Your instructions —
Locate each line holding the string "that" and copy it.

Material —
_ _ _ _

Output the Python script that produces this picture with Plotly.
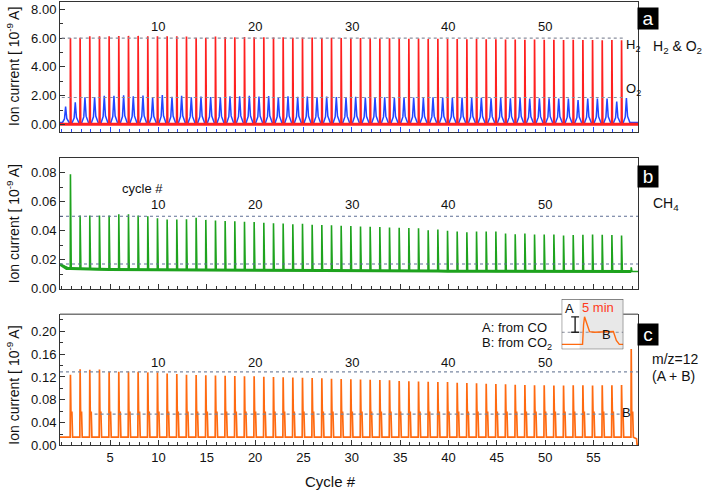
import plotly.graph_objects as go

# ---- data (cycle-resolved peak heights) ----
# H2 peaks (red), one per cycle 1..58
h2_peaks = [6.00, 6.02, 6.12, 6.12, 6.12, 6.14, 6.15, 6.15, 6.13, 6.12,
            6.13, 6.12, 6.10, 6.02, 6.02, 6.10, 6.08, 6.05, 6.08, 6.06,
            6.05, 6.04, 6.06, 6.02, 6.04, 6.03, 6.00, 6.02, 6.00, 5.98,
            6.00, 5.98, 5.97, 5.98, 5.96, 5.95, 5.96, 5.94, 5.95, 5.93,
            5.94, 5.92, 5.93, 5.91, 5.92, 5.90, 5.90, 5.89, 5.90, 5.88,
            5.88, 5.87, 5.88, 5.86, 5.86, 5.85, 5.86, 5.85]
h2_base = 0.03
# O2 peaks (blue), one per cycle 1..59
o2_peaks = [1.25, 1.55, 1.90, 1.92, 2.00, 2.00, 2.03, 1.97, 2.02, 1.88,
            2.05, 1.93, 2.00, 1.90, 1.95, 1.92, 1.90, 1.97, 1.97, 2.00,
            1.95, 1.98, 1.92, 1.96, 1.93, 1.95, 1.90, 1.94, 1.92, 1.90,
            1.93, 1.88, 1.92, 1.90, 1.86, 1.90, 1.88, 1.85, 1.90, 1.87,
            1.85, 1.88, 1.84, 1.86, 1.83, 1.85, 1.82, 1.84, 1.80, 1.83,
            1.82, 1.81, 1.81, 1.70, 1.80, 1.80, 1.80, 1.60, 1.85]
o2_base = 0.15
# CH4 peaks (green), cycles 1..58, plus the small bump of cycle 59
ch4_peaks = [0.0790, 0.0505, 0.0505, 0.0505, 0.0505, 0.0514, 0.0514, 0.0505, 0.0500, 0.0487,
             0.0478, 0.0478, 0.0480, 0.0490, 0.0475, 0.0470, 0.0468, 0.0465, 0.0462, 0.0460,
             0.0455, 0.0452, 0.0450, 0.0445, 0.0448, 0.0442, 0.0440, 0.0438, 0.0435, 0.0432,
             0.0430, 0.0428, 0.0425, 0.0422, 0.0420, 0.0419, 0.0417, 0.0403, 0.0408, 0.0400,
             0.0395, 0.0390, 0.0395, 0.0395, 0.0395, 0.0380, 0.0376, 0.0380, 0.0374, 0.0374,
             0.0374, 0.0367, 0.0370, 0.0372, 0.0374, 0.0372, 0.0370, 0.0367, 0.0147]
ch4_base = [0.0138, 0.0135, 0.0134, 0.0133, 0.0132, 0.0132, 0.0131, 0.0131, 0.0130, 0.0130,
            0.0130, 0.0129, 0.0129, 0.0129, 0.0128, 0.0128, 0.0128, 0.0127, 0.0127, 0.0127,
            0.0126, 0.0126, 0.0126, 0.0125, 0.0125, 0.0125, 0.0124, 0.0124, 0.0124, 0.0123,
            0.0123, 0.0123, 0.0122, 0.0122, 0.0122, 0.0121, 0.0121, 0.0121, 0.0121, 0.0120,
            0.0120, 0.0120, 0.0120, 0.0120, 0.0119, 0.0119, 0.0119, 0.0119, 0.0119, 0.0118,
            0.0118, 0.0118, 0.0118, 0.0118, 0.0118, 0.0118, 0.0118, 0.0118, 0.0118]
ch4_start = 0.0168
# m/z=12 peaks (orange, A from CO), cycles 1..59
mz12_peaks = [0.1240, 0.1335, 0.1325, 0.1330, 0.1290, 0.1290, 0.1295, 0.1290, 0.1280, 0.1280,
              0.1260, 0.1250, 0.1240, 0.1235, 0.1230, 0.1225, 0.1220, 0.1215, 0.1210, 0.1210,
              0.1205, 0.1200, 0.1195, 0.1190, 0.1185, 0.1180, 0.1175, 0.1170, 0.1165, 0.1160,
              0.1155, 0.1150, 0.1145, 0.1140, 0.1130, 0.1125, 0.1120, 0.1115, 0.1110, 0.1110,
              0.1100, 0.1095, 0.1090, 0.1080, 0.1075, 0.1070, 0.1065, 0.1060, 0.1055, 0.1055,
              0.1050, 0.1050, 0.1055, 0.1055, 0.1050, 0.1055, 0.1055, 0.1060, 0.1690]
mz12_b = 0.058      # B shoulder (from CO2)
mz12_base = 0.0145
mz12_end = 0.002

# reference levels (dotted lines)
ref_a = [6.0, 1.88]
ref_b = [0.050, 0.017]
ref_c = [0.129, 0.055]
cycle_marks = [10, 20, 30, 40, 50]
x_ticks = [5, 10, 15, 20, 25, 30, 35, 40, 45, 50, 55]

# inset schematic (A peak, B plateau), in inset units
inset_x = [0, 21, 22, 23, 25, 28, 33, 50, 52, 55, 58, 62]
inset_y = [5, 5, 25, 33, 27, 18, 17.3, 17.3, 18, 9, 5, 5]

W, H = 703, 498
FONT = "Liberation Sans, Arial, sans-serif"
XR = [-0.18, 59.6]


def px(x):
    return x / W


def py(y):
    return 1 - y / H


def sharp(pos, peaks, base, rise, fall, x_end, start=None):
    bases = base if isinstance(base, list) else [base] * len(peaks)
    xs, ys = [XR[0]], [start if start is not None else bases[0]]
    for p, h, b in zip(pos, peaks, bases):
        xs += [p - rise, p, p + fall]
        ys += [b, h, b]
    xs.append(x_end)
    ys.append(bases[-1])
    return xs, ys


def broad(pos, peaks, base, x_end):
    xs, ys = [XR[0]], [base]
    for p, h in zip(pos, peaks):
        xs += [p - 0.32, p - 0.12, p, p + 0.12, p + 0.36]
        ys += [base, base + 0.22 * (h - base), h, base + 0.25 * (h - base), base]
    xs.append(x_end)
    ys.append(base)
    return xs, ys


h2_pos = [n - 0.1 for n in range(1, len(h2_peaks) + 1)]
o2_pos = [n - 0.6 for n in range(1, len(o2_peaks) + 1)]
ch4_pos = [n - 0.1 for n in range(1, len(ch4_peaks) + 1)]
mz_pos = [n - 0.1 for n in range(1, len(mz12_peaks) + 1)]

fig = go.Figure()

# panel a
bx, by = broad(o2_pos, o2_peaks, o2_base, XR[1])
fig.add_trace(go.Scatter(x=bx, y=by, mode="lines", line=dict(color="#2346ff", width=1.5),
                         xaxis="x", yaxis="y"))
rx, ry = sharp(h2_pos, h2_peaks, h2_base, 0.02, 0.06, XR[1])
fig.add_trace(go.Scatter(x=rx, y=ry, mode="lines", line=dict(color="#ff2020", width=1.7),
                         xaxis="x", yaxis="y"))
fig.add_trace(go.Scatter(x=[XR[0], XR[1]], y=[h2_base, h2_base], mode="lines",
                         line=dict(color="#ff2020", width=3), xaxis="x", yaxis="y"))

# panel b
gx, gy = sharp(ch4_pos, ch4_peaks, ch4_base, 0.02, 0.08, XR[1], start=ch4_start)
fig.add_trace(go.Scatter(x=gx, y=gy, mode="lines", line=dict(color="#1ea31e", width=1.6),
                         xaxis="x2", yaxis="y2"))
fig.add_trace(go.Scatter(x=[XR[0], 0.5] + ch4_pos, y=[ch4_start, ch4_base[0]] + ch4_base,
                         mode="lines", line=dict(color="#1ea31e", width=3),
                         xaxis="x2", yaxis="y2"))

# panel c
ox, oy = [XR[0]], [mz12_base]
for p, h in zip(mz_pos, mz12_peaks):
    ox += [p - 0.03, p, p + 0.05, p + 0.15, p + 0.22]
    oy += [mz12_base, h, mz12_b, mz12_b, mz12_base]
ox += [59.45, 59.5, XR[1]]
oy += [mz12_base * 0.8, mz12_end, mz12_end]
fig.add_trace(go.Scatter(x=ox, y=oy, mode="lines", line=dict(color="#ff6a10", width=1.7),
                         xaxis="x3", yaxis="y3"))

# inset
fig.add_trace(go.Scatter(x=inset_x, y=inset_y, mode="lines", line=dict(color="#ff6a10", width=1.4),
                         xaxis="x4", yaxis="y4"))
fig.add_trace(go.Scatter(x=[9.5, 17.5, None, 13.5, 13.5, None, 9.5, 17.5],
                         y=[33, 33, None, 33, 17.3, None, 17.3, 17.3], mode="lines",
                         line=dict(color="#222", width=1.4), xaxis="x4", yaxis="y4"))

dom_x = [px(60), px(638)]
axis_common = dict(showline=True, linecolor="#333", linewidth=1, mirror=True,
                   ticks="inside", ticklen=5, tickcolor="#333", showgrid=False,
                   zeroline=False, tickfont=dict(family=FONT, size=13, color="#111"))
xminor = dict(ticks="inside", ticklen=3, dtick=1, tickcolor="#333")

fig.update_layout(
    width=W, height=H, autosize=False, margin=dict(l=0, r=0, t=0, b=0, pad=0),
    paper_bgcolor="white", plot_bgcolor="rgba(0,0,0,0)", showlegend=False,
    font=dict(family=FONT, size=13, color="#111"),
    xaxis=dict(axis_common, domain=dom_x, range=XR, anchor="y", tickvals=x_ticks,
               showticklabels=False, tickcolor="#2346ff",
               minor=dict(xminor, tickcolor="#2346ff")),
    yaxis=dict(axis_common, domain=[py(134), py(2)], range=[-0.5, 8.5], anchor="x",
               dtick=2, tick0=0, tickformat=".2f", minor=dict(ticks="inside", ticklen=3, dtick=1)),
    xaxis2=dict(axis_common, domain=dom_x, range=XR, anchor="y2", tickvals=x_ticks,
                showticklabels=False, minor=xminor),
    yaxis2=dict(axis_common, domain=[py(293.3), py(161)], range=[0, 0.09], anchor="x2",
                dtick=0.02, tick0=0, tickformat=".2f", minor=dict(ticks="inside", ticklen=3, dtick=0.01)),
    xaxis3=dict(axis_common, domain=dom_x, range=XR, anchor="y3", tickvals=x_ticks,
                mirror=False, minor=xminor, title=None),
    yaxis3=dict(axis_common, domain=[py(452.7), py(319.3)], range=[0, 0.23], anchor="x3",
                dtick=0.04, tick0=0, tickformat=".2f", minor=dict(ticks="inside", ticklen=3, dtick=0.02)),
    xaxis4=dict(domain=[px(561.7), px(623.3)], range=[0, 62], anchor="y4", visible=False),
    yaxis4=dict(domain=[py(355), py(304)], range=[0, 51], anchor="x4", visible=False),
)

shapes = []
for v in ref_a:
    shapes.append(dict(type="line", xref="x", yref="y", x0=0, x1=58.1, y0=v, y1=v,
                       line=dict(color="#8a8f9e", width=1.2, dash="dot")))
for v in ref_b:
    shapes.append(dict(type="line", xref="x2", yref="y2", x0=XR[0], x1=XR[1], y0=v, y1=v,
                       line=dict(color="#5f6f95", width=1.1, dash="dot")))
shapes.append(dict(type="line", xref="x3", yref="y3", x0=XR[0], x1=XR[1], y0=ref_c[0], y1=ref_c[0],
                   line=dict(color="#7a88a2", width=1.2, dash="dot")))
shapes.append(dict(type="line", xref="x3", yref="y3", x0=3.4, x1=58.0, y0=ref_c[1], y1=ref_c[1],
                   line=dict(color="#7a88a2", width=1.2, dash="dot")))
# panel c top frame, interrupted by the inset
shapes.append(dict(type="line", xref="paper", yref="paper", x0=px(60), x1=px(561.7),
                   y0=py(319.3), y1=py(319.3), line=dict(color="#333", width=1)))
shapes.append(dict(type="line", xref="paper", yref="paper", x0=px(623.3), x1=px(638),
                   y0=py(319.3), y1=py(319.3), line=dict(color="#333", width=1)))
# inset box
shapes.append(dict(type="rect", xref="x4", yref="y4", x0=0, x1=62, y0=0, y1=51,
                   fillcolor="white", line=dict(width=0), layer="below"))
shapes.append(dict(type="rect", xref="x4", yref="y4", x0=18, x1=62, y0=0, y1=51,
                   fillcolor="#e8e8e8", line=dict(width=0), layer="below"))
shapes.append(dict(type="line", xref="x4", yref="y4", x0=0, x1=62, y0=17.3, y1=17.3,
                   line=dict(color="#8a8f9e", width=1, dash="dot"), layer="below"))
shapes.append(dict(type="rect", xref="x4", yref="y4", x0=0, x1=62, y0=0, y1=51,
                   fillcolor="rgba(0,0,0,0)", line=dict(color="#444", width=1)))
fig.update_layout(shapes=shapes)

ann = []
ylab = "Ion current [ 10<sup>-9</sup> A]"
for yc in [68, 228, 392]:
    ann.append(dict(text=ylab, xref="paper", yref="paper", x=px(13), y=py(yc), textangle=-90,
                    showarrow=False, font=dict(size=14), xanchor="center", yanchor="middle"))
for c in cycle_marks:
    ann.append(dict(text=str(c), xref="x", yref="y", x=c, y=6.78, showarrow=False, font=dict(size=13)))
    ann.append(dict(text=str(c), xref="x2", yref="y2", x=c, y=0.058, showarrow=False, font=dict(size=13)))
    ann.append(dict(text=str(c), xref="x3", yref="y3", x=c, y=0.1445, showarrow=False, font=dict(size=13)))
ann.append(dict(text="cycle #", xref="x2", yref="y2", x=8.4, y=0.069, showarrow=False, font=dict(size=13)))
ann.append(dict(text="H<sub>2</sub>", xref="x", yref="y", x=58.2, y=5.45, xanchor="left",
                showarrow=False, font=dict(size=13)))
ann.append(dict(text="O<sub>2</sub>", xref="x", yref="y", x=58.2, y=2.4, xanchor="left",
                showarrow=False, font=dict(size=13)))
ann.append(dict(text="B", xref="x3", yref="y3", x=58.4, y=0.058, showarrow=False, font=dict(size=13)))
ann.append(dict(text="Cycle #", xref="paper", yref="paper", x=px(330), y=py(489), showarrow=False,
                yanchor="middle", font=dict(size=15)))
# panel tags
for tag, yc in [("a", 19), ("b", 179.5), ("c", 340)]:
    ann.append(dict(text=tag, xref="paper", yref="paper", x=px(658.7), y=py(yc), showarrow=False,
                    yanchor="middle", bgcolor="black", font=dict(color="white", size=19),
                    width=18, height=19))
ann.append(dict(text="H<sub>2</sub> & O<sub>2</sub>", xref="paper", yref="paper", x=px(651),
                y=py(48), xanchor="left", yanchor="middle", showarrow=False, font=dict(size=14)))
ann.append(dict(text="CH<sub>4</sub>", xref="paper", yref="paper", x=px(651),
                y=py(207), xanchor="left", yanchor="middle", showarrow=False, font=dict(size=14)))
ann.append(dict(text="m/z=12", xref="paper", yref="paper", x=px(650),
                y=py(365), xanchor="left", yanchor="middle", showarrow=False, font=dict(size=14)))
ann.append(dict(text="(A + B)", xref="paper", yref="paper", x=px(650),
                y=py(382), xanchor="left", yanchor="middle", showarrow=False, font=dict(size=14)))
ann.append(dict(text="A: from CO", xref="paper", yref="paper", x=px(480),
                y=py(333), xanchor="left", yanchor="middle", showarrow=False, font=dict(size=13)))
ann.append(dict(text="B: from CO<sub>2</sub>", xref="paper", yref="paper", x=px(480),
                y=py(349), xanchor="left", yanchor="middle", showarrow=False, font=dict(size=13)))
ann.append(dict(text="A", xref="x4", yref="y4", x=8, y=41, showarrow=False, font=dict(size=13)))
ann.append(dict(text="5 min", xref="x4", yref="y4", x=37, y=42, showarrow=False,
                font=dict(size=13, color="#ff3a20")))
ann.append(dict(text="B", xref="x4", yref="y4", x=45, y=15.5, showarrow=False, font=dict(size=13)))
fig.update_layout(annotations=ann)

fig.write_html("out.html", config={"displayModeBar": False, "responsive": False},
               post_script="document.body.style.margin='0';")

_ _ _ _

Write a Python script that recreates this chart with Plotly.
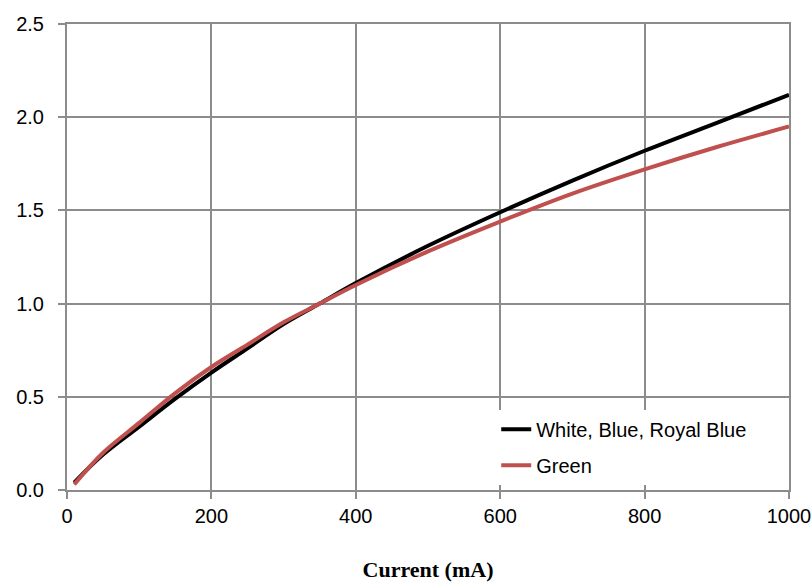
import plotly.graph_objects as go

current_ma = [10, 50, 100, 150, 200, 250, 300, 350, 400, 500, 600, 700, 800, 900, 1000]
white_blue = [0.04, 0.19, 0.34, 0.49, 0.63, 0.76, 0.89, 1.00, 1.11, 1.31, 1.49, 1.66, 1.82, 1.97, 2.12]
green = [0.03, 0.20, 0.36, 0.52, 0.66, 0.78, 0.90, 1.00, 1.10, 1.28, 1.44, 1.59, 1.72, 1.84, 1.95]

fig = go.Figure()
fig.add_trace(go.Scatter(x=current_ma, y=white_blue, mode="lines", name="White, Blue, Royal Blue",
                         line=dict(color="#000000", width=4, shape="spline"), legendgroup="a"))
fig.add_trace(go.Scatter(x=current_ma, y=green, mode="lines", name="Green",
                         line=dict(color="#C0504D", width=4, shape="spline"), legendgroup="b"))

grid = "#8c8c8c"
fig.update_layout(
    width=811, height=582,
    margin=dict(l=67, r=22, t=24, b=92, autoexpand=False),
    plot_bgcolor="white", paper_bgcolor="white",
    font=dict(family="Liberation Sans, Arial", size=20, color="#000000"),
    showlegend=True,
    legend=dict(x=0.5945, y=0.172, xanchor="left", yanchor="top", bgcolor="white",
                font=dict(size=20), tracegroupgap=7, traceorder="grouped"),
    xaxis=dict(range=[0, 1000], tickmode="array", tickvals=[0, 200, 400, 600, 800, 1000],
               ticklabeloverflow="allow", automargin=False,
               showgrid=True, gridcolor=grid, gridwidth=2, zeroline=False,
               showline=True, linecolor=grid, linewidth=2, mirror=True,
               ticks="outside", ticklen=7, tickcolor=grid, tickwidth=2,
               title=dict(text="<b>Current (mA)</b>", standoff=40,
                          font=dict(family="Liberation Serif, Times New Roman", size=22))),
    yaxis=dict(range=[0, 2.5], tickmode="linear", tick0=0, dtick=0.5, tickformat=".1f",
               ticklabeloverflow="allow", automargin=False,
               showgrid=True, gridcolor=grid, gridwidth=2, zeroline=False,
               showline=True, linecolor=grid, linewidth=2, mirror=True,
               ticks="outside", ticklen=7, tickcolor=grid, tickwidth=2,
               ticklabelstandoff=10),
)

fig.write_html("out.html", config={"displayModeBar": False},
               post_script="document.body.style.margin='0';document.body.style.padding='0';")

_ _ _ _

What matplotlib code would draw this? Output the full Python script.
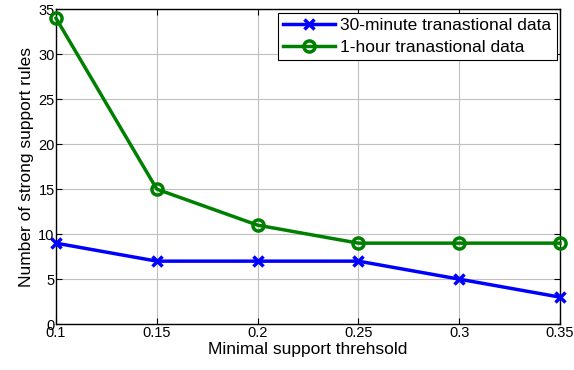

_ _ _ _

Finished task —
Output the Python script that produces this picture with Plotly.
Write a Python script that recreates this chart with Plotly.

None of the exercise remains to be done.